Twitter's former VP of Global Comms Brandon Borrman asked in another communication shared by Taibbi, "Can we truthfully claim that this is part of the policy?" Twitter's Deputy General Counsel Jim Baker — formerly general counsel for the FBI — said it was fine because "caution is warranted."

What's more, Taibbi explained that the "hacked materials" designation — which that Twitter claimed enabled its censorship of the Hunter Biden story — "normally required an official/law enforcement finding of hack." But the internal documents led Taibbi to the conclusion that "such a finding never appears throughout what one executive describes as a 'whirlwind' 24-hour, company-wide mess."


Is that a "mistake," or is that a concerted effort to concoct a story to support their suppression of a relevant news story because its damaging to the Biden family?
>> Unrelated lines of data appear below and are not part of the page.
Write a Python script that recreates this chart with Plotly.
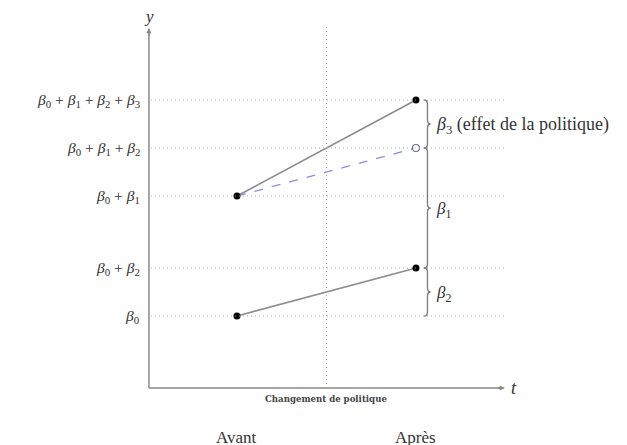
import plotly.graph_objects as go

# ---- data ----
periods = ["Avant", "Après"]
t_pos = [1.0, 2.0]          # time positions
policy_t = 1.5              # policy change
b0, b1, b2, b3 = 3, 5, 2, 2  # coefficients (arbitrary units)

control = [b0, b0 + b2]
treated = [b0 + b1, b0 + b1 + b2 + b3]
counterfactual = [b0 + b1, b0 + b1 + b2]

level_vals = [b0, b0 + b2, b0 + b1, b0 + b1 + b2, b0 + b1 + b2 + b3]
level_labels = [
    "<i>β</i><sub>0</sub>",
    "<i>β</i><sub>0</sub> + <i>β</i><sub>2</sub>",
    "<i>β</i><sub>0</sub> + <i>β</i><sub>1</sub>",
    "<i>β</i><sub>0</sub> + <i>β</i><sub>1</sub> + <i>β</i><sub>2</sub>",
    "<i>β</i><sub>0</sub> + <i>β</i><sub>1</sub> + <i>β</i><sub>2</sub> + <i>β</i><sub>3</sub>",
]
braces = [
    (b0 + b1 + b2, b0 + b1 + b2 + b3, "<i>β</i><sub>3</sub> (effet de la politique)", 18),
    (b0 + b2, b0 + b1 + b2, "<i>β</i><sub>1</sub>", 17),
    (b0, b0 + b2, "<i>β</i><sub>2</sub>", 17),
]

FONT = "Liberation Serif"
AXC = "#8a8a8a"
TXT = "#333333"

x_origin = 0.508
x_end = 2.497
y_top = 15.0
# ranges compensate the 8px page margin of the html body
x_range = [-0.2793, 3.2235]
y_range = [-2.7083, 15.8333]

fig = go.Figure()

shapes = []
# dotted level lines
for v in level_vals:
    shapes.append(dict(type="line", xref="x", yref="y", x0=x_origin + 0.012, x1=2.51,
                       y0=v, y1=v, line=dict(color="#a8a8a8", width=1, dash="1px,3px")))
# vertical policy line
shapes.append(dict(type="line", xref="x", yref="y", x0=policy_t, x1=policy_t,
                   y0=0, y1=15.1, line=dict(color="#b4b4b4", width=1, dash="1px,3px")))
# axes
shapes.append(dict(type="line", xref="x", yref="y", x0=x_origin, x1=x_end - 0.01,
                   y0=0, y1=0, line=dict(color=AXC, width=1.5)))
shapes.append(dict(type="line", xref="x", yref="y", x0=x_origin, x1=x_origin,
                   y0=0, y1=y_top - 0.05, line=dict(color=AXC, width=1.5)))

# braces
def brace_path(x0, ylo, yhi, w=0.036, r=0.18):
    xm = x0 + w / 2
    xt = x0 + w
    mid = (ylo + yhi) / 2
    return (f"M {x0},{yhi} Q {xm},{yhi} {xm},{yhi - r} "
            f"L {xm},{mid + r} Q {xm},{mid} {xt},{mid} "
            f"Q {xm},{mid} {xm},{mid - r} "
            f"L {xm},{ylo + r} Q {xm},{ylo} {x0},{ylo}")

bx = 2.046
for lo, hi, lab, fs in braces:
    shapes.append(dict(type="path", xref="x", yref="y", path=brace_path(bx, lo, hi),
                       line=dict(color="#7a7a7a", width=1.3)))

annotations = []
# axis arrows
annotations.append(dict(x=x_end, y=0, ax=x_end - 0.05, ay=0, xref="x", yref="y",
                        axref="x", ayref="y", showarrow=True, arrowhead=2, arrowsize=0.8,
                        arrowwidth=1.3, arrowcolor=AXC, text=""))
annotations.append(dict(x=x_origin, y=y_top, ax=x_origin, ay=y_top - 0.4, xref="x", yref="y",
                        axref="x", ayref="y", showarrow=True, arrowhead=2, arrowsize=0.8,
                        arrowwidth=1.3, arrowcolor=AXC, text=""))
# axis labels
annotations.append(dict(x=x_origin, y=15.5, text="<i>y</i>", showarrow=False,
                        font=dict(family=FONT, size=17, color=TXT)))
annotations.append(dict(x=2.522, y=0.0, text="<i>t</i>", showarrow=False, xanchor="left",
                        font=dict(family=FONT, size=18, color=TXT)))
# tick labels
for v, lab in zip(level_vals, level_labels):
    annotations.append(dict(x=0.47, y=v, text=lab, showarrow=False, xanchor="right",
                            yanchor="middle", font=dict(family=FONT, size=15.5, color=TXT)))
# brace labels
for lo, hi, lab, fs in braces:
    annotations.append(dict(x=2.1, y=(lo + hi) / 2 - 0.08, text=lab, showarrow=False,
                            xanchor="left", yanchor="middle",
                            font=dict(family=FONT, size=fs, color=TXT)))
# policy change label
annotations.append(dict(x=policy_t, y=-0.46, text="<b>Changement de politique</b>",
                        showarrow=False,
                        font=dict(family="DejaVu Serif", size=8.6, color="#444444")))
# period labels
for tp, p in zip(t_pos, periods):
    annotations.append(dict(x=tp, y=-2.05, text=p, showarrow=False,
                            font=dict(family=FONT, size=17, color=TXT)))

# data lines
fig.add_trace(go.Scatter(x=t_pos, y=counterfactual, mode="lines",
                         line=dict(color="#8a8cf0", width=1.3, dash="dash"), showlegend=False))
fig.add_trace(go.Scatter(x=t_pos, y=control, mode="lines+markers",
                         line=dict(color="#8c8c8c", width=1.6),
                         marker=dict(color="black", size=7), showlegend=False))
fig.add_trace(go.Scatter(x=t_pos, y=treated, mode="lines+markers",
                         line=dict(color="#8c8c8c", width=1.6),
                         marker=dict(color="black", size=7), showlegend=False))
fig.add_trace(go.Scatter(x=[t_pos[1]], y=[counterfactual[1]], mode="markers",
                         marker=dict(color="white", size=7,
                                     line=dict(color="#6a6f88", width=1.2)),
                         showlegend=False))

fig.update_layout(
    width=627, height=445,
    margin=dict(l=0, r=0, t=0, b=0),
    paper_bgcolor="white", plot_bgcolor="white",
    xaxis=dict(range=x_range, visible=False, fixedrange=True),
    yaxis=dict(range=y_range, visible=False, fixedrange=True),
    shapes=shapes, annotations=annotations,
    showlegend=False,
)

fig.write_html("out.html")
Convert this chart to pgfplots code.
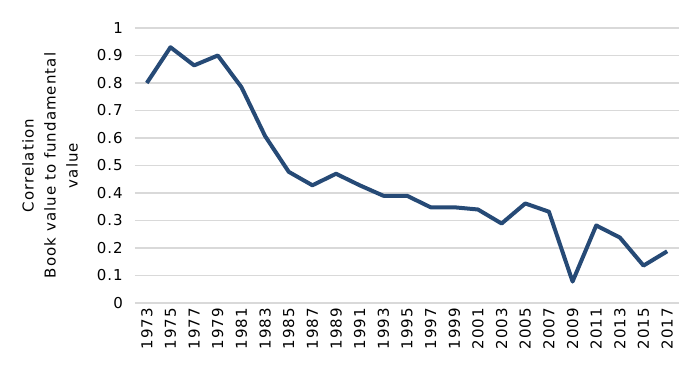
\documentclass[border=0pt]{standalone}
\usepackage{pgfplots}
\pgfplotsset{compat=1.18}
\usepackage{fontspec}
\setmainfont{DejaVu Sans}[LetterSpace=7]
\definecolor{linecol}{RGB}{38,74,118}
\definecolor{gridcol}{RGB}{217,217,217}
\begin{document}
\fontsize{15bp}{22bp}\selectfont
\begin{tikzpicture}
\useasboundingbox (-135bp,-77bp) rectangle (563bp,303bp);
\begin{axis}[
  at={(0,0)}, anchor=south west,
  scale only axis,
  width=544bp, height=275bp,
  xmin=-0.5, xmax=22.5,
  ymin=0, ymax=1,
  xtick={0,...,22},
  xticklabels={1973,1975,1977,1979,1981,1983,1985,1987,1989,1991,1993,1995,1997,1999,2001,2003,2005,2007,2009,2011,2013,2015,2017},
  ytick={0,0.1,0.2,0.3,0.4,0.5,0.6,0.7,0.8,0.9,1},
  yticklabels={0,0.1,0.2,0.3,0.4,0.5,0.6,0.7,0.8,0.9,1},
  axis line style={draw=none},
  major tick length=0pt,
  ymajorgrids,
  grid style={gridcol, line width=1.2bp},
  tick label style={font=\fontsize{15bp}{18bp}\selectfont, inner sep=0pt},
  x tick label style={rotate=90, anchor=east, xshift=-5bp},
  y tick label style={anchor=east, xshift=-12bp},
  ylabel={Correlation\\Book value to fundamental\\value},
  ylabel style={at={(rel axis cs:0,0.5)}, anchor=center, yshift=85bp, align=center, font=\fontsize{15bp}{22bp}\selectfont},
  clip=false,
]
\addplot[linecol, line width=4bp, line join=round] coordinates {
(0,0.80) (1,0.93) (2,0.864) (3,0.90) (4,0.785) (5,0.607) (6,0.477) (7,0.428) (8,0.47) (9,0.428) (10,0.39) (11,0.39) (12,0.348) (13,0.348) (14,0.34) (15,0.289) (16,0.362) (17,0.332) (18,0.078) (19,0.282) (20,0.238) (21,0.136) (22,0.188)
};
\end{axis}
\end{tikzpicture}
\end{document}
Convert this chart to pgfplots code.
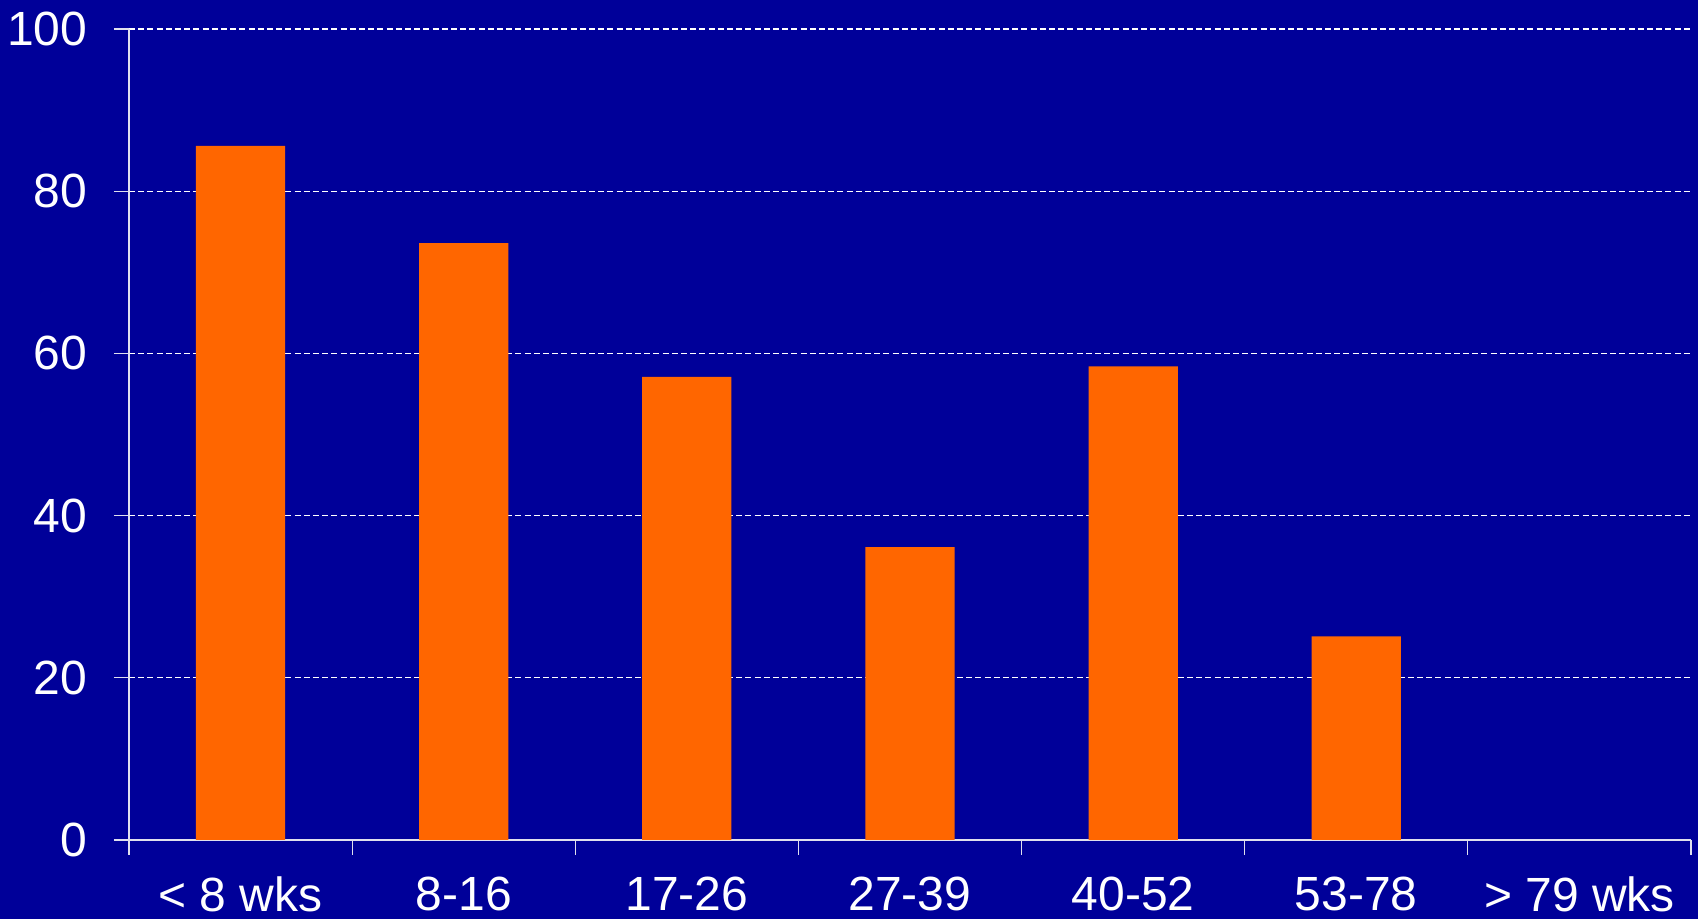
\documentclass[border=0pt]{standalone}
\usepackage{pgfplots}
\pgfplotsset{compat=1.18}
\usepackage{fontspec}
\setmainfont{Liberation Sans}
\usetikzlibrary{backgrounds}

\definecolor{slidebg}{HTML}{000099}
\definecolor{barorange}{HTML}{FF6600}
\definecolor{axisgrey}{HTML}{E0E0EE}

\begin{document}
\begin{tikzpicture}
\begin{axis}[
  at={(0,0)}, anchor=south west,
  scale only axis,
  width=781pt, height=405.5pt,
  xmin=-0.5, xmax=6.5,
  ymin=0, ymax=100,
  axis x line*=bottom,
  axis y line*=left,
  axis line style={axisgrey, line width=0.6pt, -},
  tick align=outside,
  ytick={0,20,...,100},
  major tick length=7.5pt,
  minor tick length=7.5pt,
  tick style={axisgrey, line width=0.6pt},
  xtick={0,...,6},
  xticklabels={{< 8 wks},{8-16},{17-26},{27-39},{40-52},{53-78},{> 79 wks}},
  minor xtick={-0.5,0.5,...,6.5},
  major x tick style={draw=none},
  ymajorgrids,
  grid style={white, line width=0.6pt, dash pattern=on 3pt off 1.6pt},
  tick label style={font=\fontsize{24}{24}\selectfont, text=white},
  /pgf/number format/assume math mode=true,
  yticklabel style={xshift=-9.8pt},
  xticklabel style={yshift=-7.5pt},
  ybar, bar width=0.4,
]
\addplot[fill=barorange, draw=none] coordinates {
  (0,85.6) (1,73.6) (2,57.1) (3,36.1) (4,58.4) (5,25.1)
};
\end{axis}
\begin{scope}[on background layer]
  \fill[slidebg] (-64.5pt,-39.5pt) rectangle (784.5pt,420pt);
\end{scope}
\pgfresetboundingbox
\path (-64.5pt,-39.5pt) rectangle (784.5pt,420pt);
\end{tikzpicture}
\end{document}
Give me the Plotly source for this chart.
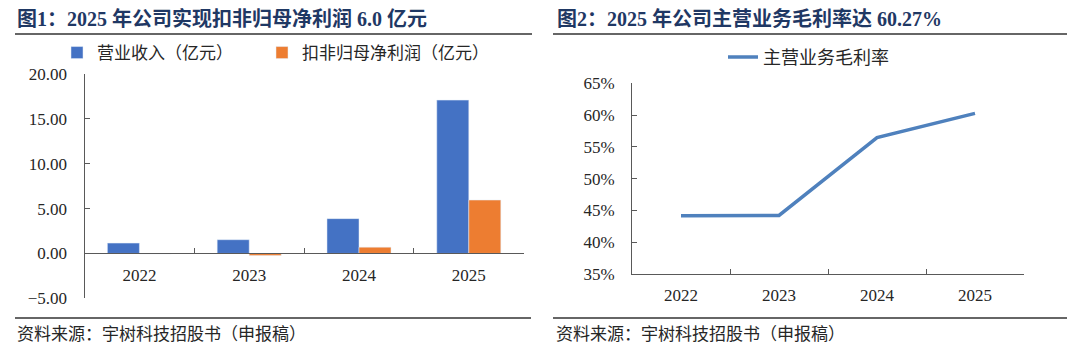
import plotly.graph_objects as go

years = ["2022", "2023", "2024", "2025"]
revenue = [1.15, 1.53, 3.88, 17.09]          # 营业收入（亿元）
net_profit = [-0.05, -0.22, 0.70, 5.95]       # 扣非归母净利润（亿元）
gross_margin = [44.18, 44.22, 56.45, 60.27]  # 主营业务毛利率 (%)

title1 = "<b>图1：2025 年公司实现扣非归母净利润 6.0 亿元</b>"
title2 = "<b>图2：2025 年公司主营业务毛利率达 60.27%</b>"
source = "资料来源：宇树科技招股书（申报稿）"

W, H = 1080, 352
def px(x):
    return x / W
def py(y):
    return 1 - y / H

TICKFONT = dict(family="Liberation Serif, Noto Sans CJK SC", size=17, color="#262626")
CJK = "Noto Sans CJK SC"
AXC = "#595959"
LEGFONT = dict(family=CJK, size=17, color="#262626")

fig = go.Figure()
fig.add_trace(go.Bar(x=years, y=revenue, name="营业收入（亿元）", marker_color="#4472C4",
                     xaxis="x", yaxis="y", legend="legend"))
fig.add_trace(go.Bar(x=years, y=net_profit, name="扣非归母净利润（亿元）", marker_color="#ED7D31",
                     xaxis="x", yaxis="y", legend="legend3"))
fig.add_trace(go.Scatter(x=years, y=gross_margin, name="主营业务毛利率", mode="lines",
                         line=dict(color="#4F81BD", width=3.5), xaxis="x2", yaxis="y2",
                         legend="legend2"))

fig.update_layout(
    width=W, height=H, margin=dict(l=0, r=0, t=0, b=0, autoexpand=False),
    paper_bgcolor="white", plot_bgcolor="white",
    barmode="group", bargap=0.417, bargroupgap=0,
    showlegend=True,
    xaxis=dict(domain=[px(84.5), px(523.7)], anchor="free", position=py(253),
               type="category", showline=True, linecolor=AXC, linewidth=1,
               ticks="inside", tickson="boundaries", ticklen=5, tickcolor=AXC,
               tickfont=TICKFONT, ticklabelstandoff=7, showgrid=False, zeroline=False),
    yaxis=dict(domain=[py(298.3), py(74)], range=[-5, 20], dtick=5, tickformat=".2f",
               anchor="x", showline=True, linecolor=AXC, linewidth=1,
               ticks="inside", ticklen=5, tickcolor=AXC, tickfont=TICKFONT,
               ticklabelstandoff=13, showgrid=False, zeroline=False),
    xaxis2=dict(domain=[px(632), px(1024)], anchor="y2", type="category", range=[-0.5, 3.5],
                showline=True, linecolor=AXC, linewidth=1,
                ticks="inside", tickson="boundaries", ticklen=5, tickcolor=AXC,
                tickfont=TICKFONT, ticklabelstandoff=6, showgrid=False, zeroline=False),
    yaxis2=dict(domain=[py(274), py(83.3)], range=[35, 65], dtick=5, ticksuffix="%",
                anchor="x2", showline=True, linecolor=AXC, linewidth=1,
                ticks="inside", ticklen=5, tickcolor=AXC, tickfont=TICKFONT,
                ticklabelstandoff=13, showgrid=False, zeroline=False),
    legend=dict(orientation="h", x=px(57), y=py(53), xanchor="left", yanchor="middle",
                font=LEGFONT, bgcolor="rgba(0,0,0,0)"),
    legend3=dict(orientation="h", x=px(262), y=py(53), xanchor="left", yanchor="middle",
                 font=LEGFONT, bgcolor="rgba(0,0,0,0)"),
    legend2=dict(orientation="h", x=px(723), y=py(57.3), xanchor="left", yanchor="middle",
                 font=dict(family=CJK, size=18, color="#262626"), bgcolor="rgba(0,0,0,0)"),
)

annots = [
    (title1, 15, 19, 20, "#1F3864"),
    (title2, 555, 19, 20, "#1F3864"),
    (source, 15, 334, 17, "#262626"),
    (source, 554, 334, 17, "#262626"),
]
for text, x, y, size, color in annots:
    fig.add_annotation(text=text, xref="paper", yref="paper", x=px(x), y=py(y),
                       xanchor="left", yanchor="middle", showarrow=False,
                       font=dict(family="Liberation Serif, " + CJK, size=size, color=color))

for x0, x1, y in [(15, 532, 34), (553, 1067, 34), (15, 531, 318), (553, 1067, 318)]:
    fig.add_shape(type="line", xref="paper", yref="paper", x0=px(x0), x1=px(x1),
                  y0=py(y), y1=py(y), line=dict(color="#333333", width=1.5))

fig.write_html("out.html")
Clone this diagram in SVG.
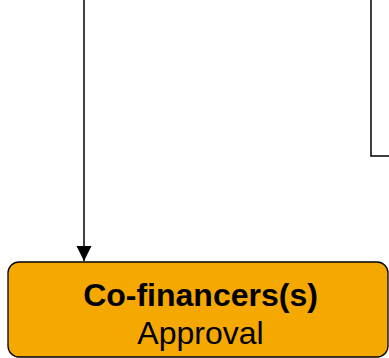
<svg xmlns="http://www.w3.org/2000/svg" width="389" height="358" viewBox="0 0 389 358">
<style>
.conn{fill:none;stroke:#000;stroke-width:1.5}
.node{fill:#F5A800;stroke:#000;stroke-width:1.3}
.t{font-family:"Liberation Sans",Arial,sans-serif;font-size:32px;fill:#000;text-anchor:middle}
.b{font-weight:bold}
</style>
<defs>
<marker id="ah" markerUnits="userSpaceOnUse" markerWidth="16" markerHeight="16" refX="15" refY="7.5" orient="auto">
<path d="M0,0 L15,7.5 L0,15 Z" fill="#000"/>
</marker>
</defs>
<g id="connectors">
<path class="conn" d="M84,0 V261" marker-end="url(#ah)"/>
<path class="conn" d="M371,0 V156 H390"/>
</g>
<g id="cofinancers">
<rect class="node" x="8" y="262" width="380" height="95" rx="11" ry="11"/>
<text class="t b" x="200.5" y="306">Co-financers(s)</text>
<text class="t" x="200.5" y="344">Approval</text>
</g>
</svg>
During a back-and-forth with Rep. Andy Biggs (R-AZ), Roth later couldn't come up with a policy that the Post's reporting on Hunter Biden's laptop violated — nor an allegedly required government finding that the laptop was the result of a hack — to meet Twitter's policy regarding hacked materials. 

Democrats on the Oversight Committee, however, kept up their antics to try and minimize the impact of apparent collusion between big tech companies such as Twitter and powerful Democrats such as Joe Biden. For example, here's AOC saying the suppression of stories about Hunter Biden's laptop was just a "24-hour hiccup."


AOC can try to distract and minimize all she wants, but the House Oversight Committee's chairman, James Comer (R-KY), is only getting started with this series of hearings on the way government has used friendly relationships with sympathetic tech companies to circumvent Americans' First Amendment rights.